The American Institute of Architects, advises that the ABI typically leads construction put-in-place (CPIP), numbers by 9 to 12 months.
The four regions of the country all reported expanding billings in April. The South recorded the strongest score at 55.3, followed by the Midwest at 53.3, the West at 50.9 and the Northeast at 50.7. Figure 1 presents a map of the US depicting the four ABI regions. It is color coded to show expanding billings and increased growth in green and declining billings and negative growth in red. The data is shown on this map is as three month moving averages (3MMA), and 3 month year on year (y/y), percent change. On a 3MMA basis, the US ABI was 52.0 with a 2.0% growth y/y. The Midwest scored the highest ABI at 53.4 and the largest percentage growth at 6.4% y/y. The South recorded a 52.8 ABI but showed flat growth y/y, while the Northeast posted a 51.0 ABI, and 0.6% y/y growth. The West was the only region with slightly declining billings (49.5) and negative growth at -3.6% y/y.

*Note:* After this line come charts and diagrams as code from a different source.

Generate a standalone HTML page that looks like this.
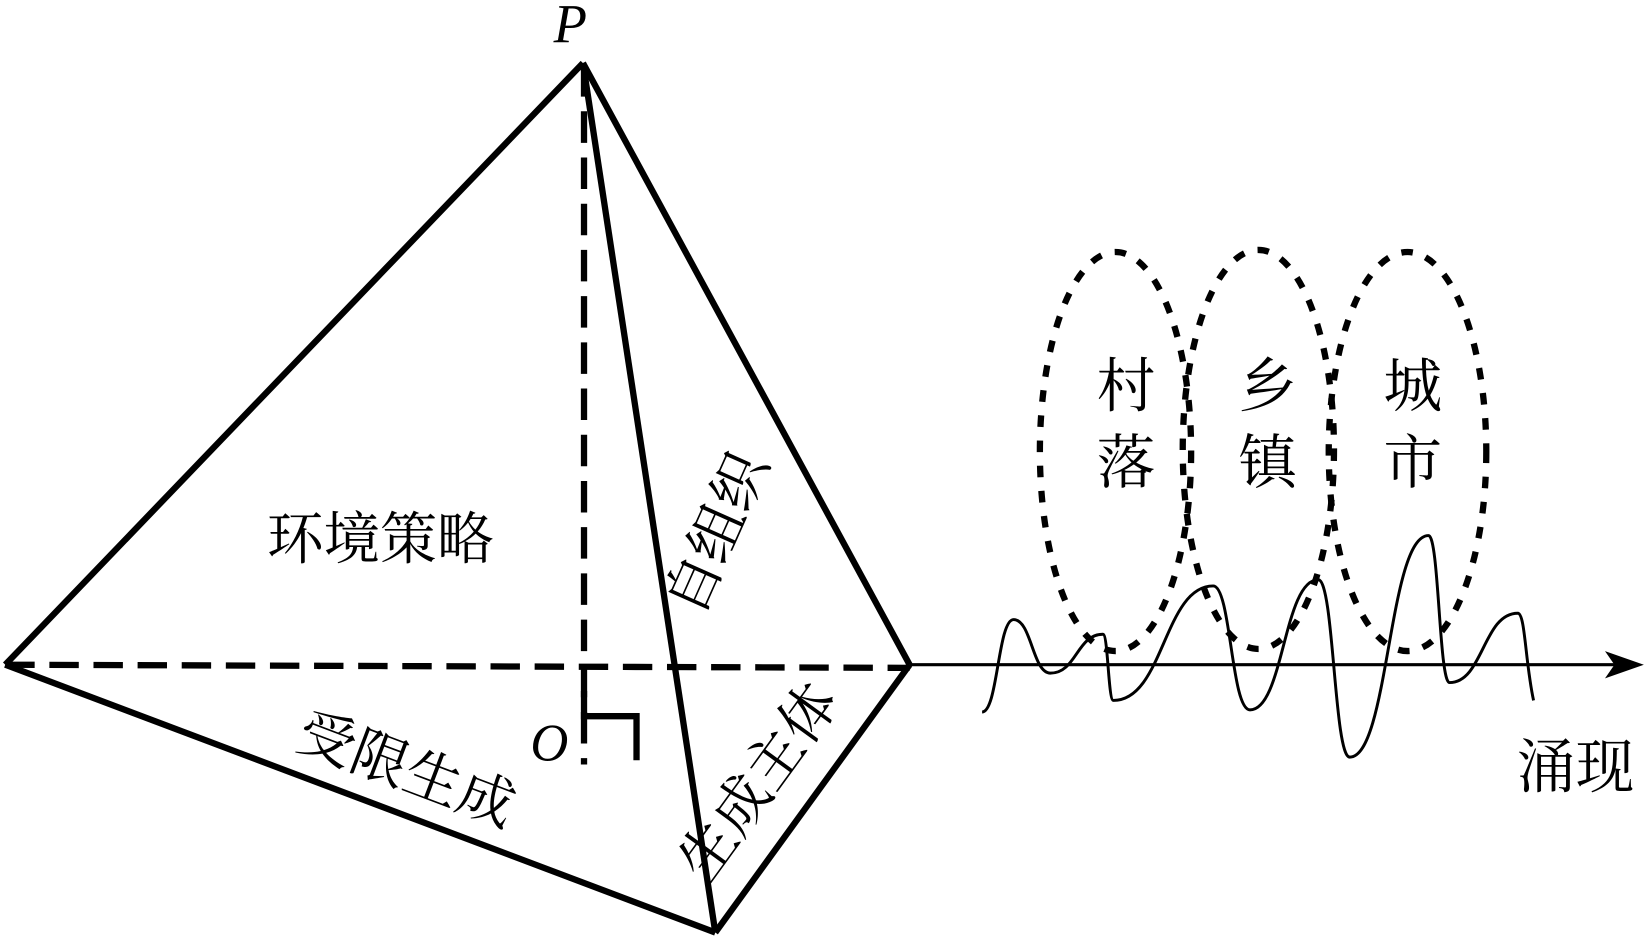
<!DOCTYPE html>
<html><head><meta charset="utf-8"><style>
html,body{margin:0;padding:0;background:#fff;width:1647px;height:943px;overflow:hidden}
svg{display:block}
text{font-family:"Liberation Serif","Noto Serif CJK SC",serif;fill:#000}
.lat{font-family:"Liberation Serif",serif}
</style></head><body>
<svg width="1647" height="943" viewBox="0 0 1568 898" preserveAspectRatio="none">
<g stroke="#000" fill="none" stroke-width="6">
<line x1="555" y1="60" x2="5" y2="633"/>
<line x1="555" y1="60" x2="866" y2="633"/>
<line x1="555" y1="60" x2="681" y2="888"/>
<line x1="5" y1="633" x2="681" y2="888"/>
<line x1="866" y1="633" x2="681" y2="888"/>
<line x1="5" y1="633" x2="866" y2="636" stroke-dasharray="28,14"/>
<line x1="556" y1="62" x2="556" y2="728" stroke-dasharray="30,14"/>
<polyline points="556,658 556,682 606,682 606,724"/>
<line x1="866" y1="633" x2="1540" y2="633" stroke-width="3"/>
</g>
<polygon points="1565,633 1528,620 1537,633 1528,646" fill="#000"/>
<path fill="none" stroke="#000" stroke-width="2.8" d="M935,678 C950,678 950,590 965,590 C982,590 983,641 1000,641 C1025,641 1025,604 1050,604 C1055,604 1055,667 1060,667 C1108,667 1108,558 1155,558 C1172,558 1172,676 1190,676 C1222,676 1222,552 1255,552 C1270,552 1270,721 1285,721 C1322,721 1322,510 1360,510 C1370,510 1370,650 1380,650 C1412,650 1412,584 1445,584 C1452,584 1452,630 1460,667"/>
<g fill="none" stroke="#000" stroke-width="6" stroke-dasharray="11,13">
<ellipse cx="1062" cy="430" rx="72" ry="190"/>
<ellipse cx="1198" cy="428" rx="72" ry="190"/>
<ellipse cx="1340" cy="430" rx="75" ry="190"/>
</g>
<text class="lat" x="543" y="40" font-size="52" font-style="italic" text-anchor="middle">P</text>
<text class="lat" x="523" y="724" font-size="50" font-style="italic" text-anchor="middle">O</text>
<text x="362" y="532" font-size="54" text-anchor="middle">环境策略</text>
<text transform="translate(385,738) rotate(20.7)" font-size="54" text-anchor="middle" dominant-baseline="middle">受限生成</text>
<text transform="translate(727,748) rotate(-54)" font-size="54" text-anchor="middle" dominant-baseline="middle">生成主体</text>
<text transform="translate(688,510) rotate(-66)" font-size="54" text-anchor="middle" dominant-baseline="middle">自组织</text>
<g font-size="56" text-anchor="middle">
<text x="1072" y="387">村</text><text x="1072" y="460">落</text>
<text x="1207" y="387">乡</text><text x="1207" y="460">镇</text>
<text x="1345" y="387">城</text><text x="1345" y="460">市</text>
<text x="1500" y="750">涌现</text>
</g>
</svg>
</body></html>
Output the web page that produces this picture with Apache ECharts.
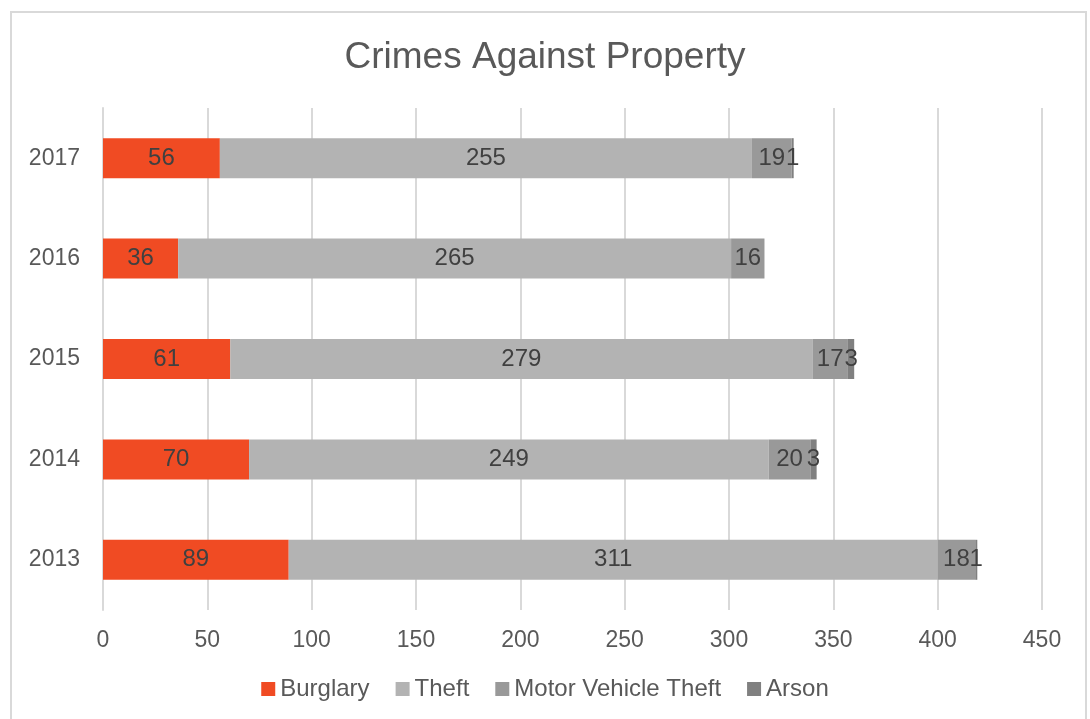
<!DOCTYPE html>
<html>
<head>
<meta charset="utf-8">
<script src="https://cdn.jsdelivr.net/npm/echarts@6/dist/echarts.min.js"></script>
<style>
  html, body { margin: 0; padding: 0; background: #fff; }
  #frame { position: absolute; left: 10px; top: 11px; width: 1077px; height: 720px;
           border: 2px solid #d9d9d9; box-sizing: border-box; }
  #chart { position: absolute; left: 0; top: 0; width: 1090px; height: 719px; }
</style>
</head>
<body>
<div id="frame"></div>
<div id="chart"></div>
<script>
// Crimes against property, by year
const years = ['2013', '2014', '2015', '2016', '2017'];
const burglary = [89, 70, 61, 36, 56];
const theft = [311, 249, 279, 265, 255];
const motorVehicleTheft = [18, 20, 17, 16, 19];
const arson = [1, 3, 3, null, 1];
const xTicks = { min: 0, max: 450, interval: 50 };

const FONT = '"Liberation Sans", Arial, sans-serif';
const chart = echarts.init(document.getElementById('chart'));

function seriesOf(name, data, color) {
  return {
    name, type: 'bar', stack: 'total', data, barWidth: 40,
    itemStyle: { color },
    label: {
      show: true, position: 'inside', color: '#404040',
      fontFamily: FONT, fontSize: 24
    }
  };
}

chart.setOption({
  animation: false,
  textStyle: { fontFamily: FONT },
  title: {
    text: 'Crimes Against Property', left: 'center', top: 34,
    textStyle: { fontFamily: FONT, fontSize: 37, fontWeight: 'normal', color: '#595959' }
  },
  legend: {
    bottom: 13, left: 'center', itemWidth: 14, itemHeight: 14, itemGap: 26,
    icon: 'rect',
    textStyle: { fontFamily: FONT, fontSize: 24, color: '#595959', padding: [0, 0, 0, 0] },
    data: ['Burglary', 'Theft', 'Motor Vehicle Theft', 'Arson']
  },
  grid: { left: 103, right: 48, top: 108, height: 502, containLabel: false },
  xAxis: {
    type: 'value', min: xTicks.min, max: xTicks.max, interval: xTicks.interval,
    axisLine: { show: false }, axisTick: { show: false },
    axisLabel: { fontFamily: FONT, fontSize: 23, color: '#595959', margin: 19 },
    splitLine: { lineStyle: { color: '#d9d9d9', width: 2 } }
  },
  yAxis: {
    type: 'category', data: years,
    axisLine: { show: true, lineStyle: { color: '#d9d9d9', width: 2 } },
    axisTick: { show: false },
    axisLabel: { fontFamily: FONT, fontSize: 23, color: '#595959', margin: 23 }
  },
  series: [
    seriesOf('Burglary', burglary, '#f04b23'),
    seriesOf('Theft', theft, '#b3b3b3'),
    seriesOf('Motor Vehicle Theft', motorVehicleTheft, '#999999'),
    seriesOf('Arson', arson, '#808080')
  ]
});
</script>
</body>
</html>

Figure 2 charts the ABI sub-index for commercial / industrial, institutional from 2009 to present. Commercial/Industrial moved up 2.6 points to 52.4 in April. Institutional scored a 54.0, its sixth month in a row greater than the 50. New design contracts increased by 0.9 points month on month to post a robust 53.2 score.
Overall the latest ABI report presented good news for the 9 to 12 month outlook for non-residential construction. Of significant concern going forward is a shortage of qualified tradesman and subcontractors. Several firms on the American Institute of Architects “work-on-the-boards” made reference to this issue. In a recent article from Moody’s, it made reference to the tightening labor situation, reporting that unemployment rates of less than 2% have been documented in some counties. This phenomenon is consistent with late cycle expansion and creates a dilemma for the FED, since the overheating is limited to certain sectors of the economy and is limited to specific geographic areas.